Weighing the Pros and Cons of SSD vs HDD
One of the main decisions you need to make when building a gaming computer or purchasing a pre-built system
comes down to the battle in SSD vs HDD. The older technology HDD, or hard disk drive, is being replaced with SSD or solid-state disks in many system configurations.
Spinning and Reading Time Comparison With SSD vs HDD
A traditional hard drive has an actuator arm along with a read and write head to access the data, which results
in the drive taking a few seconds to start or spin-up. In contrast, the SSD uses non-volatile NAND flash memory and
has an instantaneous start up. The difference in the two configurations creates a significant noticeable speed
difference. The RAM, or random access time, takes from 5 to 10 ms on a traditional HDD because the heads need to
move and the data has to rotate under it. The SSD only takes .1 ms to access data, since it gets read from flash
memory, making it up to 100 times faster than a standard HDD. The SSD vs HDD battle also ranges in power
consumption. SSDs use anywhere from 1/2 to 1/3 the power needed to run a traditional HDD, which ranges from 2 watts
in notebooks up to 12-18 watts in towers.
SSD vs HDD Fragmentation
Data on a HDD can become fragmented over time and use because the data gets written and erased over and over
ahead, especially with larger files. Since data is read sequentially, it's necessary to defragment the drive on
occasion to improve performance and speed the data read process up. SSDs do not read information sequentially and
defragmenting the drive will actually write more to the NAND. This extra work decreases its lifespan.

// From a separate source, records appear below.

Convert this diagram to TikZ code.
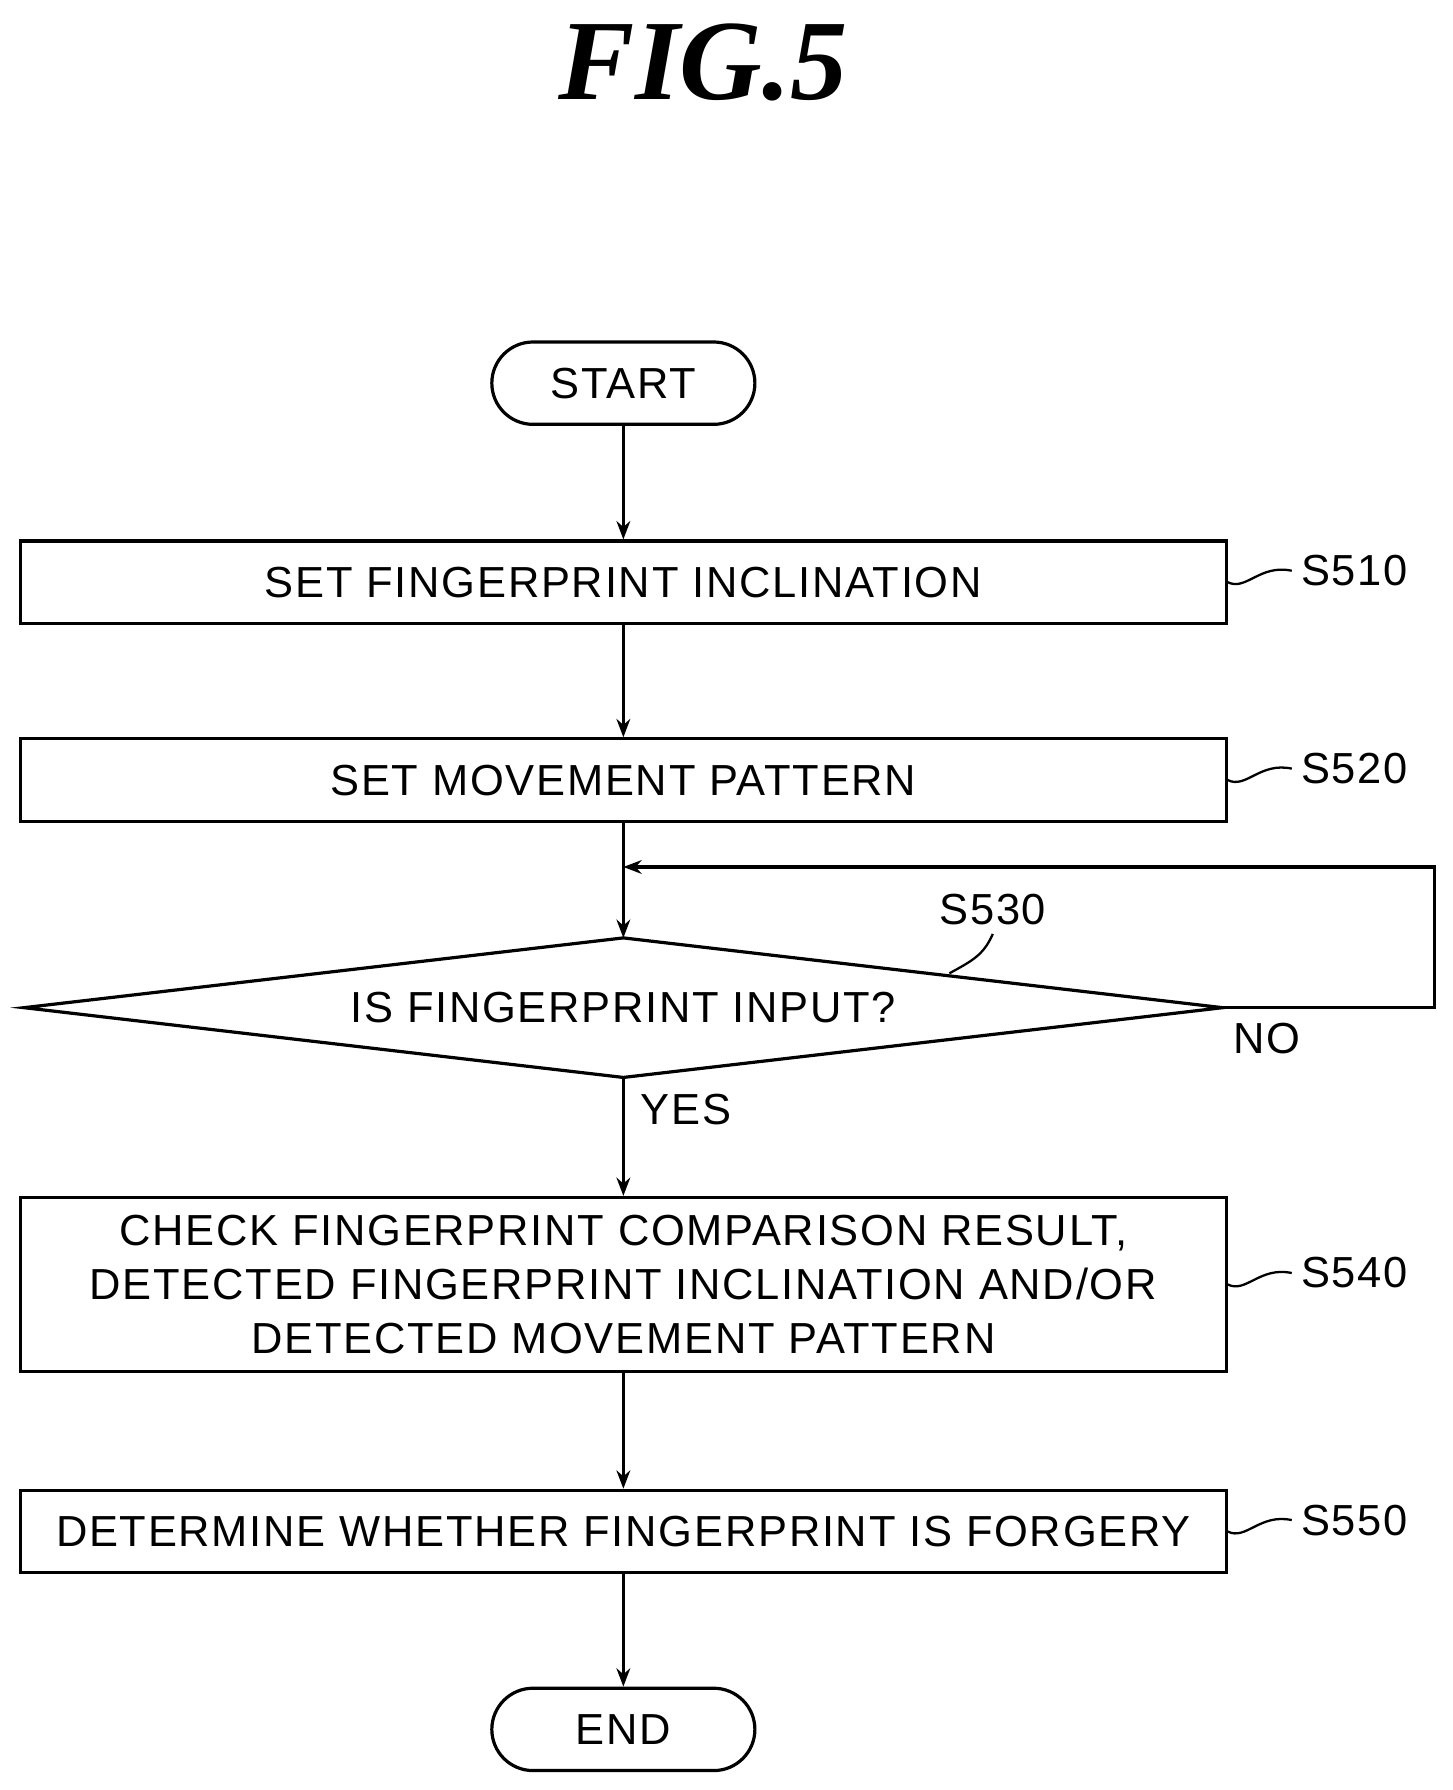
\documentclass[tikz,border=0pt]{standalone}
\usepackage{fontspec}
\setmainfont{Liberation Sans}[LetterSpace=4]
\newfontfamily\figfont{Liberation Serif}
\usetikzlibrary{shapes.geometric,arrows.meta,positioning}

\tikzset{every picture/.style={line width=1.4pt}}
\tikzset{
  stepbox/.style={draw, minimum width=527pt, minimum height=36pt, inner sep=0pt, align=center,
    font=\fontsize{19}{23}\selectfont},
  termbox/.style={draw, rounded corners=18pt, minimum width=115pt, minimum height=36pt,
    font=\fontsize{19}{23}\selectfont},
  steplabel/.style={font=\fontsize{19}{23}\selectfont, anchor=west},
  flow/.style={-{Stealth[length=8pt,width=6pt]}},
}

\begin{document}
\begin{tikzpicture}[x=0.5pt,y=-0.5pt]
\useasboundingbox (0,0) rectangle (1270,1565);

% title
\node[font=\figfont\bfseries\itshape\fontsize{50}{56}\selectfont] (title) at (615,55) {FIG.5};

% steps
\node[termbox] (start) at (545,335) {START};
\node[stepbox] (s510) at (545,509) {SET FINGERPRINT INCLINATION};
\node[stepbox] (s520) at (545,682) {SET MOVEMENT PATTERN};
\node[draw, diamond, aspect=8.6, minimum width=524pt, minimum height=61pt, inner sep=0pt, outer sep=0pt,
  font=\fontsize{19}{23}\selectfont] (s530) at (545,881) {};
\node[font=\fontsize{19}{23}\selectfont] at (545,881) {IS FINGERPRINT INPUT?};
\node[stepbox, minimum height=76pt, font=\fontsize{19}{23.5}\selectfont] (s540) at (545,1123)
  {CHECK FINGERPRINT COMPARISON RESULT,\\DETECTED FINGERPRINT INCLINATION AND/OR\\DETECTED MOVEMENT PATTERN};
\node[stepbox] (s550) at (545,1339) {DETERMINE WHETHER FINGERPRINT IS FORGERY};
\node[termbox] (end) at (545,1512) {END};

% connectors
\draw[flow] (start) -- (s510);
\draw[flow] (s510) -- (s520);
\draw[flow] (s520) -- (s530);
\draw[flow] (s530) -- (s540);
\draw[flow] (s540) -- (s550);
\draw[flow] (s550) -- (end);
\coordinate (loopa) at (1254,881);
\coordinate (loopb) at (1254,758);
\coordinate (loopc) at (545,758);
\draw[flow] (s530.east) -- (loopa) -- (loopb) -- (loopc);

\node[steplabel] (no) at (1070,908) {NO};
\node[steplabel] (yes) at (552,970) {YES};

% step labels
\foreach \n/\s in {510/s510,520/s520,540/s540,550/s550}{
  \node[steplabel] (l\n) at ([xshift=28pt,yshift=5pt]\s.east) {S\n};
  \draw[line width=1pt] (\s.east) .. controls ([xshift=8pt,yshift=-4pt]\s.east) and ([xshift=14pt,yshift=8pt]\s.east) .. (l\n.west);
}
\node[font=\fontsize{19}{23}\selectfont] (l530) at (868,795) {S530};
\coordinate (d530) at (830,851);
\draw[line width=1pt] (d530) .. controls (850,840) and (860,835) .. (l530.south);
\end{tikzpicture}
\end{document}
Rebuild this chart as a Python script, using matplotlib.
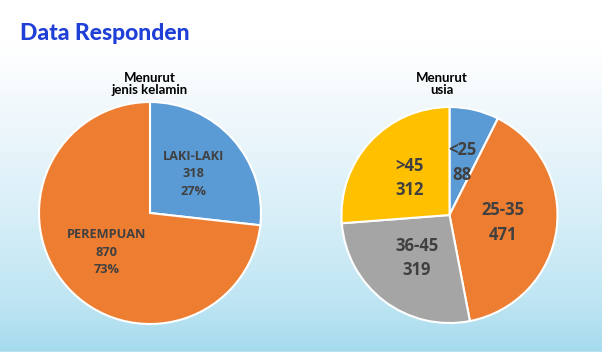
import numpy as np
import matplotlib
matplotlib.use("Agg")
import matplotlib.pyplot as plt
from matplotlib.colors import LinearSegmentedColormap

# Data
gender_labels = ["LAKI-LAKI", "PEREMPUAN"]
gender_values = [318, 870]
gender_pct = ["27%", "73%"]
age_labels = ["<25", "25-35", "36-45", ">45"]
age_values = [88, 471, 319, 312]

title_text = "Data Responden"
gender_title = "Menurut\njenis kelamin"
age_title = "Menurut\nusia"

W, H = 602, 354
DPI = 100
fig = plt.figure(figsize=(W / DPI, H / DPI), dpi=DPI)

# background gradient
bg = fig.add_axes([0, 0, 1, 1])
bg.set_axis_off()
rows = np.linspace(0, 1, 354)
cmap = LinearSegmentedColormap.from_list(
    "bg", [(0.0, "#ffffff"), (0.12, "#ffffff"), (0.35, "#eef7fb"),
           (0.6, "#d8eff8"), (0.85, "#bfe5f3"), (0.995, "#a6dbee"), (1.0, "#ffffff")])
grad = np.tile(rows[:, None], (1, 10))
bg.imshow(grad, cmap=cmap, aspect="auto", extent=[0, 1, 1, 0], vmin=0, vmax=1)
bg.set_xlim(0, 1)
bg.set_ylim(1, 0)

fig.text(20 / W, 1 - 34 / H, title_text, fontsize=16.5, fontweight="black",
         color="#1f3fd6", family="Lato", va="center", ha="left")


def pie_axes(cx, cy, r):
    return fig.add_axes([(cx - r) / W, (H - cy - r) / H, 2 * r / W, 2 * r / H])


text_color = "#404040"

# Left pie
ax1 = pie_axes(150, 213, 111)
wedges1, _ = ax1.pie(gender_values, colors=["#5b9bd5", "#ed7d31"], startangle=90,
                     counterclock=False, radius=1,
                     wedgeprops=dict(edgecolor="white", linewidth=1.5))
for w, lab, v, p in zip(wedges1, gender_labels, gender_values, gender_pct):
    ang = np.deg2rad((w.theta1 + w.theta2) / 2)
    d = 0.53
    ax1.text(d * np.cos(ang), d * np.sin(ang), f"{lab}\n{v}\n{p}", ha="center",
             va="center", fontsize=9.2, fontweight="bold", color=text_color,
             family="Open Sans", linespacing=1.45)
ax1.set_xlim(-1, 1)
ax1.set_ylim(-1, 1)
ax1.set_axis_off()

fig.text(150 / W, 1 - 84 / H, gender_title, ha="center", va="center", fontsize=9.5,
         fontweight="bold", color="black", family="Lato", linespacing=1.1)

# Right pie
ax2 = pie_axes(449.5, 215, 108)
wedges2, _ = ax2.pie(age_values, colors=["#5b9bd5", "#ed7d31", "#a5a5a5", "#ffc000"],
                     startangle=90, counterclock=False, radius=1,
                     wedgeprops=dict(edgecolor="white", linewidth=1.5))
for w, lab, v in zip(wedges2, age_labels, age_values):
    ang = np.deg2rad((w.theta1 + w.theta2) / 2)
    d = 0.5
    ax2.text(d * np.cos(ang), d * np.sin(ang), f"{lab}\n{v}", ha="center",
             va="center", fontsize=12, fontweight="bold", color=text_color,
             family="Open Sans", linespacing=1.45)
ax2.set_xlim(-1, 1)
ax2.set_ylim(-1, 1)
ax2.set_axis_off()

fig.text(442 / W, 1 - 84 / H, age_title, ha="center", va="center", fontsize=9.5,
         fontweight="bold", color="black", family="Lato", linespacing=1.1)

fig.savefig("out.png", dpi=DPI)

Reliability and External Influence With SSD vs HDD
Since the HDD also has moving parts, it is subject to mechanical failure. Mechanical breakdown does not occur
with the SSD because it has no moving parts. If noise is a concern, the HDD makes noise due to the moving parts
while SSDs are silent. The lack of mechanical moving parts also eliminates the chance of a breakdown. If exposed to
a magnet, data on the traditional HDD may alter performance and even destroy the data completely. Data access and
storage are impacted by varying levels of shock, vibration and altitude changes.
Downfalls in the SSD vs HDD Battle
SSDs are not completely error-free. The primary drawback is their cost overall and on a per-gigabyte basis.
Traditional hard drives cost approximately 20 to 30 cents per gigabyte and have capacities ranging from 2 to 3 TB
in an affordable price range. SSDs have been released in sizes up to 2 TB, but are typically no large than 64 to
256 GB because their cost per GB hovers around $3 per gigabyte, an average of 10 times the cost of the HDD.
Encryption is also a cause for concern when comparing SSD vs HDD. The HDD can write data on the drive in any
order, while NAND flash on the SSD must be rewritten on blocks that have been previously erased. It also needs
secure erase procedures built into the drive for proper encryption to occur with new overwritten data.
There is also discrepancy in the difference between read and write speeds. The two are almost the same for older
hard drives, while cheaper SSDs have much slower write than read speeds. The performance also greatly depends on
how many free and programmable blocks are available. While the trim command can reclaim previously written blocks,
having fewer programmable blocks impacts the performance of the drive.
As a consumer weighing the differences with SSD vs HDD, determine whether the benefits are worth the extra
costs, which may be dropping as time goes on and their popularity increases.